A predefined bootstrap action that launches a script that executes a series of commands in parallel before terminating the job flow.

signature

Refers to a digital signature, which is a mathematical way to confirm the authenticity of a digital message. AWS uses signatures to authenticate the requests you send to our web services.

slave node

Represents any nonmaster node in a Hadoop cluster.

See core node and task node.

step

A single function applied to the data in a job flow. The sum of all steps comprises a job flow.

step type

The type of work done in a step. There are a limited number of step types, such as moving data from Amazon S3 to Amazon EC2 or moving data from Amazon EC2 to Amazon S3.

streaming

A utility that comes with Hadoop that enables you to develop MapReduce executables in languages other than Java

task instance group

An instance group managing tasks nodes.

task node

A task node is an Amazon EC2 instance that runs Hadoop map and reduce tasks and does not store data.

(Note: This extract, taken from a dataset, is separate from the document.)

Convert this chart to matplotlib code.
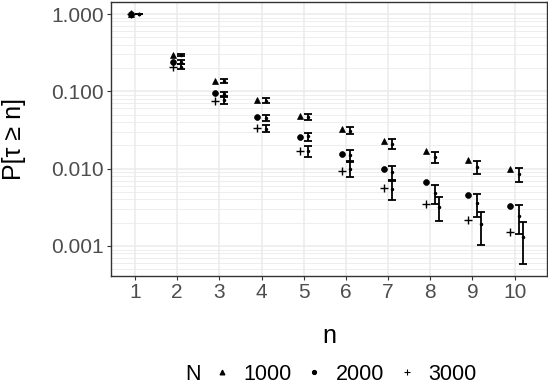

It is managed by the master node, which schedules the Hadoop tasks that run on core nodes and task nodes and monitors their status. While a job flow is running you can increase and decrease the number of task nodes. Because task nodes do not store data and can be added and removed from a job flow, you can use them to manage the amount of Amazon EC2 instance capacity your job flow uses, increasing it to handle peak loads, and decreasing it later. Task nodes run only a TaskTracker Hadoop daemon.

tuning

Selecting the number and type of Amazon Machine Images to run a Hadoop job flow most efficiently.